Or overdosing in my case. I have been dosing kalk in my topoff since day one as my calcium/alk dosing method. I didn't really notice a problem until I plumbed in a 2nd tank into my system. In that tank I used a coarser grade of sand and it would turn to rock over and over. Over time my coraline disappeared from my rocks, still had some on the glass. My pH was always a bit high but that was normal for kalk. My calcium was a bit low at 360, Alk was around 8 dKH. I didn't not have precipitation on pumps and such though. A few months ago a wonderful macro algae (Y branch algae) starting growing like crazy in both tanks. I pulled and pruned and pruned and pulled. Bought some urchins, bought some emerald crabs, yadda yadda. It kept gaining on me. I was basically dosing a saturated solution (2 tsp kalk per gallon makeup) and that was just too much. I backed it off to 1 tsp per gallon and what a difference. pH is back around 8.4 in the evening. Calcuium is creeping up on 400 Alk is still good around 8 dKH Coraline is growing back on rocks. Y branch algae has stopped growing Sand clumping has stopped Corals are growing much better So if you are a kalk doser be aware that too much of a good thing can be bad.

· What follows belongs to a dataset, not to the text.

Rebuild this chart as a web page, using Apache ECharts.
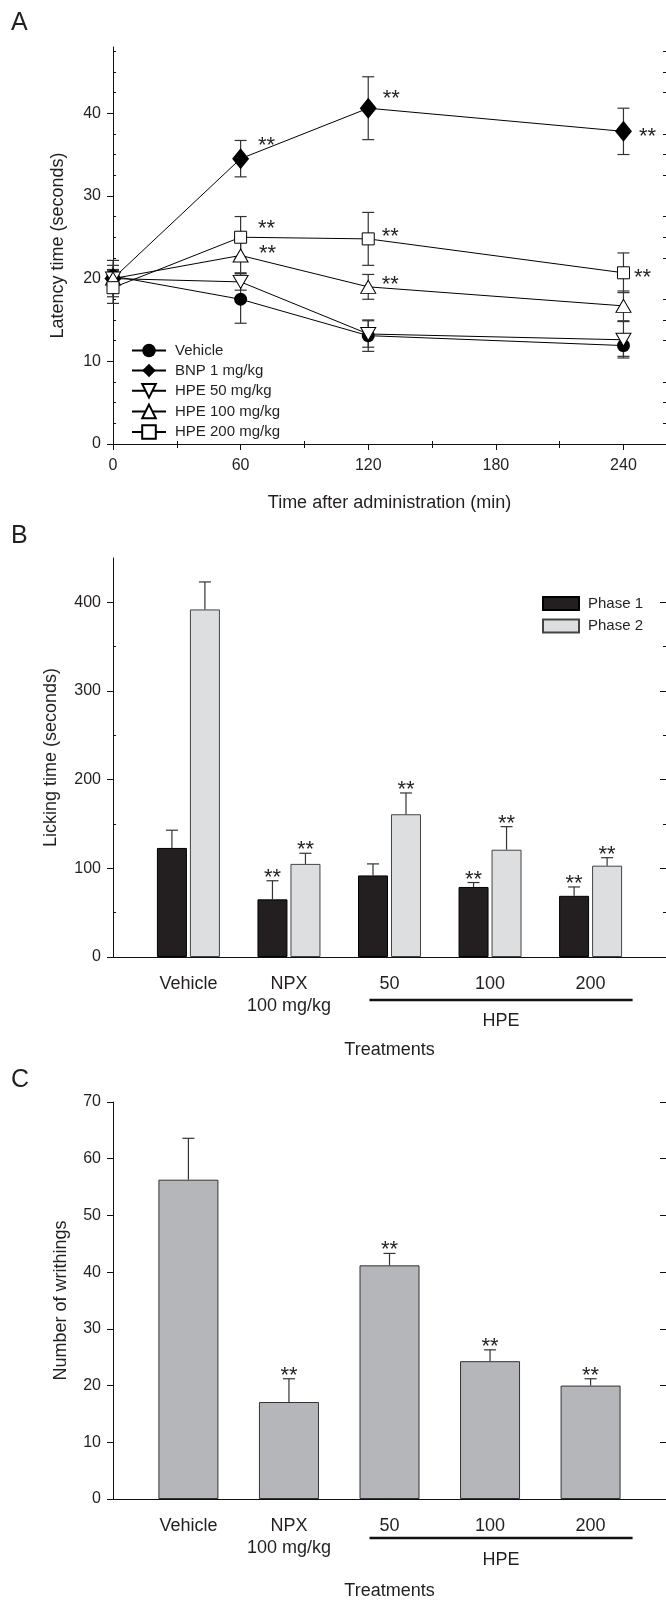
<!DOCTYPE html>
<html><head><meta charset="utf-8">
<script src="https://cdn.jsdelivr.net/npm/echarts@6/dist/echarts.min.js"></script>
<style>html,body{margin:0;padding:0;background:#fff}#c{width:666px;height:1601px}</style>
</head><body><div id="c"></div>
<script>
// ---------- Panel A: latency time (hot plate) ----------
const timesA = [0, 60, 120, 240];
const xTicksA = [0, 60, 120, 180, 240];
const xMinorA = [30, 90, 150, 210];
const yTicksA = [0, 10, 20, 30, 40];
const yMinorA = [2.5, 5, 7.5, 12.5, 15, 17.5, 22.5, 25, 27.5, 32.5, 35, 37.5, 42.5, 45, 47.5];
const namesA = ['Vehicle', 'BNP 1 mg/kg', 'HPE 50 mg/kg', 'HPE 100 mg/kg', 'HPE 200 mg/kg'];
const vehicleA = [20.3, 17.5, 13.1, 11.9];
const vehicleSemA = [0.8, 2.9, 1.9, 1.3];
const bnpA = [20.0, 34.5, 40.6, 37.8];
const bnpSemA = [2.2, 2.2, 3.8, 2.8];
const hpe50A = [20.0, 19.6, 13.3, 12.6];
const hpe50SemA = [1.6, 1.0, 1.6, 2.2];
const hpe100A = [20.0, 22.8, 19.0, 16.7];
const hpe100SemA = [1.0, 2.1, 1.5, 1.8];
const hpe200A = [18.9, 25.0, 24.8, 20.7];
const hpe200SemA = [1.9, 2.5, 3.2, 2.4];
// significance marks: [series index, time index]
const sigA = [[1, 1], [1, 2], [1, 3], [4, 1], [4, 2], [4, 3], [3, 1], [3, 2]];

// ---------- Panel B: licking time (formalin) ----------
const categoriesB = ['Vehicle', 'NPX\n100 mg/kg', '50', '100', '200'];
const yTicksB = [0, 100, 200, 300, 400];
const yMinorB = [50, 150, 250, 350];
const phase1 = [123, 65, 92, 79, 69];
const phase1Sem = [20, 21, 13, 5, 10];
const phase2 = [392, 105, 161, 121, 103];
const phase2Sem = [31, 12, 24, 26, 9];
const sigPhase1 = [false, true, false, true, true];
const sigPhase2 = [false, true, true, true, true];

// ---------- Panel C: writhings ----------
const categoriesC = ['Vehicle', 'NPX\n100 mg/kg', '50', '100', '200'];
const yTicksC = [0, 10, 20, 30, 40, 50, 60, 70];
const writhings = [56.3, 17.1, 41.2, 24.3, 20.0];
const writhingsSem = [7.3, 4.1, 2.1, 2.0, 1.2];
const sigC = [false, true, true, true, true];

const catPos = [1, 2, 3, 4, 5];

// ---------- styling ----------
const FONT = '"Liberation Sans", Arial, Helvetica, sans-serif';
const INK = '#231f20';
const AX = { lineStyle: { color: '#111', width: 1 } };
const STAR_FONT = '22px ' + FONT;
const starOffsetsA = [[26, -18], [23, -14], [24, 1], [26, -13], [22, -7], [19, 0], [27, -6], [22, -7]];
const BAR_OFF_B = 16.5;

const meansA = [vehicleA, bnpA, hpe50A, hpe100A, hpe200A];
const semsA = [vehicleSemA, bnpSemA, hpe50SemA, hpe100SemA, hpe200SemA];
const symbolsA = [
  { symbol: 'circle', symbolSize: 13, fill: '#000', rot: 0 },
  { symbol: 'diamond', symbolSize: [17, 21], fill: '#000', rot: 0 },
  { symbol: 'triangle', symbolSize: [15, 13], fill: '#fff', rot: 180 },
  { symbol: 'triangle', symbolSize: [15, 13], fill: '#fff', rot: 0 },
  { symbol: 'rect', symbolSize: 12, fill: '#fff', rot: 0 }
];

function hiddenAxis(extra) {
  return Object.assign({
    axisLine: { show: false }, axisLabel: { show: false }, splitLine: { show: false }
  }, extra);
}

function errRender(offsetPx, showStars) {
  return function (params, api) {
    const x = api.value(0), lo = api.value(1), hi = api.value(2), sig = api.value(3);
    const pLo = api.coord([x, lo]);
    const pHi = api.coord([x, hi]);
    const cx = pLo[0] + offsetPx;
    const w = 6;
    const st = { stroke: '#333', lineWidth: 1.2 };
    const ch = [
      { type: 'line', shape: { x1: cx, y1: pLo[1], x2: cx, y2: pHi[1] }, style: st },
      { type: 'line', shape: { x1: cx - w, y1: pHi[1], x2: cx + w, y2: pHi[1] }, style: st }
    ];
    if (!showStars) ch.push({ type: 'line', shape: { x1: cx - w, y1: pLo[1], x2: cx + w, y2: pLo[1] }, style: st });
    if (showStars && sig) {
      ch.push({ type: 'text', x: cx, y: pHi[1] - 3, style: { text: '**', fill: INK, font: STAR_FONT, textAlign: 'center', textVerticalAlign: 'middle' } });
    }
    return { type: 'group', children: ch };
  };
}

// ---------- build series ----------
const series = [];
namesA.forEach((n, si) => {
  const s = symbolsA[si];
  series.push({
    name: n, type: 'line', xAxisIndex: 0, yAxisIndex: 0, z: 3,
    data: timesA.map((t, i) => [t, meansA[si][i]]),
    symbol: s.symbol, symbolSize: s.symbolSize, symbolRotate: s.rot,
    color: '#000',
    lineStyle: { color: '#000', width: 1 },
    itemStyle: { color: s.fill, borderColor: '#000', borderWidth: s.fill === '#fff' ? 1 : 0 },
    clip: false
  });
});
const errDataA = [];
namesA.forEach((n, si) => timesA.forEach((t, i) => {
  errDataA.push([t, meansA[si][i] - semsA[si][i], meansA[si][i] + semsA[si][i], 0]);
}));
series.push({ type: 'custom', xAxisIndex: 0, yAxisIndex: 0, z: 1, data: errDataA, encode: { x: 0, y: [1, 2] }, renderItem: errRender(0, false), silent: true });
series.push({
  type: 'custom', xAxisIndex: 0, yAxisIndex: 0, z: 4, silent: true,
  data: sigA.map(([si, ti]) => [timesA[ti], meansA[si][ti]]),
  encode: { x: 0, y: 1 },
  renderItem: function (params, api) {
    const p = api.coord([api.value(0), api.value(1)]);
    const o = starOffsetsA[params.dataIndex];
    return { type: 'text', x: p[0] + o[0], y: p[1] + o[1] + 5, style: { text: '**', fill: INK, font: STAR_FONT, textAlign: 'center', textVerticalAlign: 'middle' } };
  }
});

// Panel B
series.push({
  name: 'Phase 1', type: 'bar', xAxisIndex: 3, yAxisIndex: 4, barWidth: 30, barGap: '10%',
  data: catPos.map((c, i) => [c, phase1[i]]),
  itemStyle: { color: '#231f20', borderColor: '#000', borderWidth: 1 }
});
series.push({
  name: 'Phase 2', type: 'bar', xAxisIndex: 3, yAxisIndex: 4, barWidth: 30, barGap: '10%',
  data: catPos.map((c, i) => [c, phase2[i]]),
  itemStyle: { color: '#dddee0', borderColor: '#444', borderWidth: 1 }
});
series.push({ type: 'custom', xAxisIndex: 3, yAxisIndex: 4, z: 3, silent: true,
  data: catPos.map((c, i) => [c, phase1[i], phase1[i] + phase1Sem[i], sigPhase1[i] ? 1 : 0]),
  encode: { x: 0, y: [1, 2] }, renderItem: errRender(-BAR_OFF_B, true) });
series.push({ type: 'custom', xAxisIndex: 3, yAxisIndex: 4, z: 3, silent: true,
  data: catPos.map((c, i) => [c, phase2[i], phase2[i] + phase2Sem[i], sigPhase2[i] ? 1 : 0]),
  encode: { x: 0, y: [1, 2] }, renderItem: errRender(BAR_OFF_B, true) });

// Panel C
series.push({
  name: 'Writhings', type: 'bar', xAxisIndex: 5, yAxisIndex: 8, barWidth: 60,
  data: catPos.map((c, i) => [c, writhings[i]]),
  itemStyle: { color: '#b5b6b9', borderColor: '#333', borderWidth: 1 }
});
series.push({ type: 'custom', xAxisIndex: 5, yAxisIndex: 8, z: 3, silent: true,
  data: catPos.map((c, i) => [c, writhings[i], writhings[i] + writhingsSem[i], sigC[i] ? 1 : 0]),
  encode: { x: 0, y: [1, 2] }, renderItem: errRender(0, true) });

const labelStyle = { fontSize: 16, color: INK, fontFamily: FONT };
const nameStyle = { fontSize: 18, color: INK, fontFamily: FONT };
const catLabel = (cats) => ({
  customValues: catPos, fontSize: 18, lineHeight: 22, color: INK, fontFamily: FONT, margin: 16,
  formatter: (v) => cats[Math.round(v) - 1]
});

const option = {
  animation: false,
  backgroundColor: '#fff',
  textStyle: { fontFamily: FONT },
  grid: [
    { left: 113, top: 47, width: 553, height: 397 },
    { left: 113, top: 558, width: 553, height: 399 },
    { left: 113, top: 1102, width: 553, height: 399 }
  ],
  legend: [
    { data: namesA, orient: 'vertical', left: 126, top: 338, itemWidth: 34, itemHeight: 17, itemGap: 5,
      textStyle: { fontSize: 15, color: INK, fontFamily: FONT, padding: [0, 0, 0, 4] } },
    { data: ['Phase 1', 'Phase 2'], orient: 'vertical', left: 537, top: 591, itemWidth: 36, itemHeight: 13, itemGap: 7.5, icon: 'rect',
      textStyle: { fontSize: 15, color: INK, fontFamily: FONT, padding: [0, 0, 0, 4] } }
  ],
  xAxis: [
    // A
    { gridIndex: 0, type: 'value', min: 0, max: 260, position: 'bottom', axisLine: AX, splitLine: { show: false },
      axisTick: { customValues: xTicksA, length: 6, lineStyle: { color: '#111' } },
      axisLabel: Object.assign({ customValues: xTicksA, margin: 14 }, labelStyle),
      name: 'Time after administration (min)', nameLocation: 'middle', nameGap: 50, nameTextStyle: nameStyle },
    hiddenAxis({ gridIndex: 0, type: 'value', min: 0, max: 260, position: 'bottom',
      axisTick: { customValues: xMinorA, inside: true, length: 3, lineStyle: { color: '#111' } } }),
    { gridIndex: 0, type: 'value', min: 0, max: 260, position: 'top', axisLine: AX, splitLine: { show: false }, axisLabel: { show: false },
      axisTick: { customValues: xMinorA, inside: true, length: 4, lineStyle: { color: '#111' } } },
    // B
    { gridIndex: 1, type: 'value', min: 0.25, max: 5.75, position: 'bottom', axisLine: AX, splitLine: { show: false },
      axisTick: { show: false }, axisLabel: catLabel(categoriesB),
      name: 'Treatments', nameLocation: 'middle', nameGap: 84, nameTextStyle: nameStyle },
    { gridIndex: 1, type: 'value', min: 0.25, max: 5.75, position: 'top', axisLine: AX, splitLine: { show: false },
      axisTick: { show: false }, axisLabel: { show: false } },
    // C
    { gridIndex: 2, type: 'value', min: 0.25, max: 5.75, position: 'bottom', axisLine: AX, splitLine: { show: false },
      axisTick: { show: false }, axisLabel: catLabel(categoriesC),
      name: 'Treatments', nameLocation: 'middle', nameGap: 83, nameTextStyle: nameStyle },
    { gridIndex: 2, type: 'value', min: 0.25, max: 5.75, position: 'top', axisLine: AX, splitLine: { show: false },
      axisTick: { show: false }, axisLabel: { show: false } }
  ],
  yAxis: [
    // A
    { gridIndex: 0, type: 'value', min: 0, max: 48, position: 'left', axisLine: Object.assign({ show: true }, AX), splitLine: { show: false },
      axisTick: { show: true, customValues: yTicksA, length: 6, lineStyle: { color: '#111' } },
      axisLabel: Object.assign({ customValues: yTicksA, margin: 12 }, labelStyle),
      name: 'Latency time (seconds)', nameLocation: 'middle', nameGap: 46, nameTextStyle: nameStyle },
    hiddenAxis({ gridIndex: 0, type: 'value', min: 0, max: 48, position: 'left',
      axisTick: { show: true, customValues: yMinorA, inside: true, length: 3, lineStyle: { color: '#111' } } }),
    hiddenAxis({ gridIndex: 0, type: 'value', min: 0, max: 48, position: 'right',
      axisTick: { show: true, customValues: yTicksA, inside: true, length: 6, lineStyle: { color: '#111' } } }),
    hiddenAxis({ gridIndex: 0, type: 'value', min: 0, max: 48, position: 'right',
      axisTick: { show: true, customValues: yMinorA, inside: true, length: 3, lineStyle: { color: '#111' } } }),
    // B
    { gridIndex: 1, type: 'value', min: 0, max: 450, position: 'left', axisLine: Object.assign({ show: true }, AX), splitLine: { show: false },
      axisTick: { show: true, customValues: yTicksB, length: 6, lineStyle: { color: '#111' } },
      axisLabel: Object.assign({ customValues: yTicksB, margin: 12 }, labelStyle),
      name: 'Licking time (seconds)', nameLocation: 'middle', nameGap: 53, nameTextStyle: nameStyle },
    hiddenAxis({ gridIndex: 1, type: 'value', min: 0, max: 450, position: 'left',
      axisTick: { show: true, customValues: yMinorB, inside: true, length: 3, lineStyle: { color: '#111' } } }),
    hiddenAxis({ gridIndex: 1, type: 'value', min: 0, max: 450, position: 'right',
      axisTick: { show: true, customValues: yTicksB, inside: true, length: 6, lineStyle: { color: '#111' } } }),
    hiddenAxis({ gridIndex: 1, type: 'value', min: 0, max: 450, position: 'right',
      axisTick: { show: true, customValues: yMinorB, inside: true, length: 3, lineStyle: { color: '#111' } } }),
    // C
    { gridIndex: 2, type: 'value', min: 0, max: 70, position: 'left', axisLine: Object.assign({ show: true }, AX), splitLine: { show: false },
      axisTick: { show: true, customValues: yTicksC, length: 6, lineStyle: { color: '#111' } },
      axisLabel: Object.assign({ customValues: yTicksC, margin: 12 }, labelStyle),
      name: 'Number of writhings', nameLocation: 'middle', nameGap: 43, nameTextStyle: nameStyle },
    hiddenAxis({ gridIndex: 2, type: 'value', min: 0, max: 70, position: 'right',
      axisTick: { show: true, customValues: yTicksC, inside: true, length: 6, lineStyle: { color: '#111' } } })
  ],
  series: series
};

const chart = echarts.init(document.getElementById('c'), null, { renderer: 'canvas' });
chart.setOption(option);

// panel letters and HPE brackets (annotation)
function bracket(xAxisIndex, axisY, lineDy, textDy) {
  const x1 = chart.convertToPixel({ xAxisIndex: xAxisIndex }, 3) - 20;
  const x2 = chart.convertToPixel({ xAxisIndex: xAxisIndex }, 5) + 42;
  return [
    { type: 'line', shape: { x1: x1, y1: axisY + lineDy, x2: x2, y2: axisY + lineDy }, style: { stroke: '#111', lineWidth: 2.5 } },
    { type: 'text', x: (x1 + x2) / 2, y: axisY + textDy, style: { text: 'HPE', fill: INK, font: '18px ' + FONT, textAlign: 'center', textVerticalAlign: 'middle' } }
  ];
}
const yB0 = chart.convertToPixel({ yAxisIndex: 4 }, 0);
const yC0 = chart.convertToPixel({ yAxisIndex: 8 }, 0);
const letters = [['A', 11], ['B', 524], ['C', 1068]].map(([t, y]) => ({
  type: 'text', left: 11, top: y, style: { text: t, fill: INK, font: '25px ' + FONT }
}));
chart.setOption({ graphic: letters.concat(bracket(3, yB0, 43, 64), bracket(5, yC0, 39, 61)) });
</script>
</body></html>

That is very interesting, I am not using kalk at the moment, but at times I get a wild hair and dose it.
I am not dosing Kalk but using a Calcium Reactor in my softie and LPS tank. The corals have done really well and grown but I am now having to rework my plenum because of sever caking of the substrate. I do not have much coraline in the tank either. What do you think that I can infer from your experience with Kalk with my use of a calcium reactor. To be honest I have never really had mass overgrowth of coraline algae like I see some people have. What do you think?
I don't run a cal reactor and I don't dose kalk on a regular basis. My calcium runs a little low at around 380 ppm and Alk at 10 dKH, but I have a problem with the substrate caking together.